Concentration and the "thin pool" problem

The market's trading pool is shallow. In 2025 the entire Hong Kong market's average daily turnover was a fraction of mainland and US markets — roughly 10% of A‑shares and 4% of US equities by the same metric — and 268 companies (top 10% by market cap) accounted for 80.33% of turnover. Tencent (腾讯), for example, alone accounted for more than 6% of daily volume. By contrast, Wind data show 1,517 Hong Kong stocks had daily trading under HK$1 million (56.6% of the market). Many firms peak on their listing day and then fade into “priced but untraded” status. Lens Technology (蓝思科技) and Geek+ (极智嘉) were among names that debuted amid fanfare only to face rapid post‑listing volume shrinkage — a common script in 2025.

Lock‑ups, looming supply and the limits of Stock Connect

Illiquidity is compounded by massive forthcoming unlocking of restricted shares. It has been reported that Pu Yin International expects about HK$1.6 trillion of restricted stock to vest in 2026, with a single‑month peak in September of more than HK$530 billion (about 32.6% of the year's total). That pressure comes after many issuers chose small free floats, leaving locked shares as a latent supply bomb. Southbound flows via Stock Connect (港股通) helped — the Hong Kong Securities and Futures Commission reported southbound trading accounted for 23.1% of turnover in H1 2025 — but inclusion is neither easy nor permanent. It has been reported that index and Stock Connect admission thresholds will be tightened (institutions expect a market‑cap floor near HK$9 billion), and Hang Seng Composite Index (恒生综合指数) rules now emphasize average market cap and turnover over a full year, making qualification harder to achieve and easier to lose. In short: Stock Connect amplifies liquidity for winners, but cannot resurrect "zombie" names.

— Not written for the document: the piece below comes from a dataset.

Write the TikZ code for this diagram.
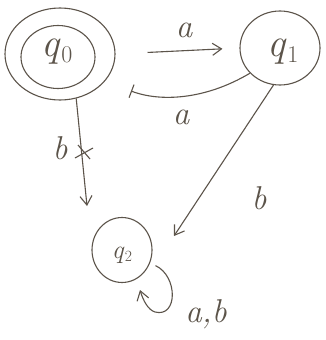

What this means for investors

For active managers and LPs the takeaway is blunt. A one‑day IPO pop is paper wealth; real returns depend on whether a company can sustain liquidity after lock‑ups and index reviews. "If a stock's average daily turnover is below HK$10 million, we won't even consider building a position," one secondary‑market fund manager reportedly said. With thinner pools, small sell orders can trigger steep moves — 20%, 30% single‑day crashes are no longer rare on lock‑up expiries. For Western investors and allocators watching China’s listing wave, the message is clear: Hong Kong may deliver headlines and headline-sized raises, but exit risk and shallow secondary markets remain the central, unresolved story.